In the future, we will contribute widely to academia by inviting first-class researchers in basic mathematics from around the world. At the same time, we will train young researchers to approach and solve various issues by applying the latest modern mathematical methods in partnership with other research organizations in various fields.
(*1)From the title of an article by Eugene Wigner (1902-1995). Wigner was an American physicist, who was born in Hungary and moved to the United States in 1930. In 1963, he was awarded the Nobel Prize in Physics for his work on the structure of atomic nuclei and subatomic particles.
(*2)Profile of Masato Wakayama: Graduated from Tokyo University of Science in 1978 and completed a doctoral course at Hiroshima University's Graduate School of Science in 1985 (Doctor of Science). Before becoming a Research Principal of NTT Fundamental Mathematics on October 1, 2021, he had held many other academic positions: an associate professor at Tottori University and Kyushu University, a visiting researcher at the Department of Mathematics, Princeton University, Professor, Distinguished Professor in Mathematics, Dean of the Graduate School of Mathematics, Kyushu University, the first Director of the Institute of Mathematics for Industry, Executive Vice President of Kyushu University, and Vice President and Professor of Tokyo University of Science. He is also a Principal Fellow of CRDS (Center for Research and Development Strategy, Japan Science and Technology Agency), and a Professor Emeritus of Kyushu University. He specializes in representation theory and number theory. Recently, he has been pursuing to clarify the mathematical structure of quantum interactions such as asymmetric quantum Rabi models in relation to the problems of the Riemann hypothesis and arithmetic geometry.

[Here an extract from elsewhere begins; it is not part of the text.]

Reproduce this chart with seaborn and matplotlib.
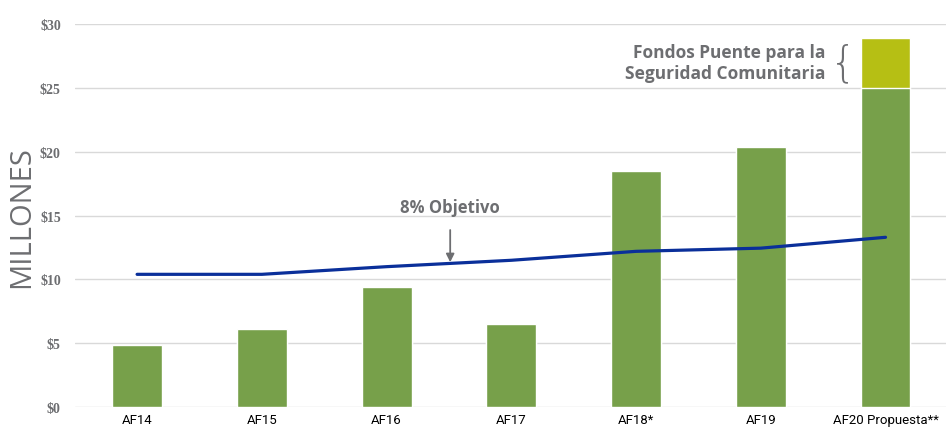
import numpy as np
import pandas as pd
import matplotlib
matplotlib.use("Agg")
import matplotlib.pyplot as plt
import seaborn as sns

years = ["AF14", "AF15", "AF16", "AF17", "AF18*", "AF19", "AF20 Propuesta**"]
base_funds = [4.9, 6.1, 9.4, 6.5, 18.5, 20.4, 25.0]
bridge_funds = [0, 0, 0, 0, 0, 0, 3.9]
target_8pct = [10.4, 10.4, 11.0, 11.5, 12.2, 12.45, 13.3]
y_ticks = [0, 5, 10, 15, 20, 25, 30]

df = pd.DataFrame({"year": years, "base": base_funds, "bridge": bridge_funds,
                   "target": target_8pct})
df["total"] = df["base"] + df["bridge"]

sns.set_style("white")
grey = "#6d6e71"

fig, ax = plt.subplots(figsize=(9.46, 4.31), dpi=100)
fig.subplots_adjust(left=0.079, right=1.002, top=0.942, bottom=0.053)

sns.barplot(data=df, x="year", y="total", color="#b6bf14", saturation=1,
            width=0.4, ax=ax, zorder=2)
sns.barplot(data=df, x="year", y="base", color="#77a04a", saturation=1,
            width=0.4, ax=ax, zorder=3)
sns.lineplot(x=np.arange(len(years)), y=df["target"], color="#0a2f9a",
             linewidth=2.3, ax=ax, zorder=4)

ax.set_ylim(0, 30)
ax.set_xlim(-0.5, 6.5)
ax.set_yticks(y_ticks)
ax.set_yticklabels([f"${v}" for v in y_ticks], family="Liberation Serif",
                   fontweight="bold", fontsize=10, color=grey)
ax.set_xticks(range(len(years)))
ax.set_xticklabels(years, family="Roboto", fontsize=9.5, color="black")
ax.tick_params(axis="y", length=0, pad=10)
ax.tick_params(axis="x", length=0, pad=4)
ax.yaxis.grid(True, color="#d9d9d9", linewidth=1)
ax.set_axisbelow(True)
for s in ax.spines.values():
    s.set_visible(False)
ax.set_xlabel("")
ax.set_ylabel("MILLONES", fontsize=21, color=grey, family="Open Sans")
ax.yaxis.set_label_coords(-0.044, 0.5)

ax.annotate("8% Objetivo", xy=(2.51, 11.35), xytext=(2.51, 15.7),
            ha="center", va="center", fontsize=12, fontweight="bold",
            color=grey, family="Open Sans",
            arrowprops=dict(arrowstyle="-|>", color=grey, lw=1.3,
                            shrinkA=8, shrinkB=0, mutation_scale=12))

ax.text(5.52, 27.0, "Fondos Puente para la\nSeguridad Comunitaria",
        ha="right", va="center", fontsize=12.5, fontweight="bold", color=grey,
        family="Open Sans", linespacing=1.25)
ax.text(5.66, 27.0, "{", ha="center", va="center", fontsize=30,
        color=grey, family="DejaVu Sans", fontweight="light")

fig.savefig("out.png", dpi=100)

(*3)Riemann hypothesis: A conjecture that the nontrivial zeros of the Riemann zeta function (the points on the complex plane where the value of this function is zero) are confined to complex numbers whose real part is 1/2. The hypothesis was put forward in 1859 by the German mathematician Bernhard Riemann (1826-1866), after whom it is named. It is known to be equivalent to the "ultimate prime number theorem" (i.e., the ultimate enumeration of prime numbers) in the sense that the distribution of prime numbers cannot be expected to be any greater than this. The Riemann hypothesis is reckoned to be one of the most important unsolved problems in number theory.
(*4)Langlands conjectures: Also known as the Langlands program, this is a very broad collection of conjectures (1967, 1970) proposed by the Canadian mathematician Robert Langlands (1936-) that have only been partially resolved. It is said that solving all of them will lead to a grand unified theory of mathematics, and mathematicians around the world are studying them deeply from various perspectives. These sustained efforts of many mathematicians have greatly facilitated the progress of mathematics so far.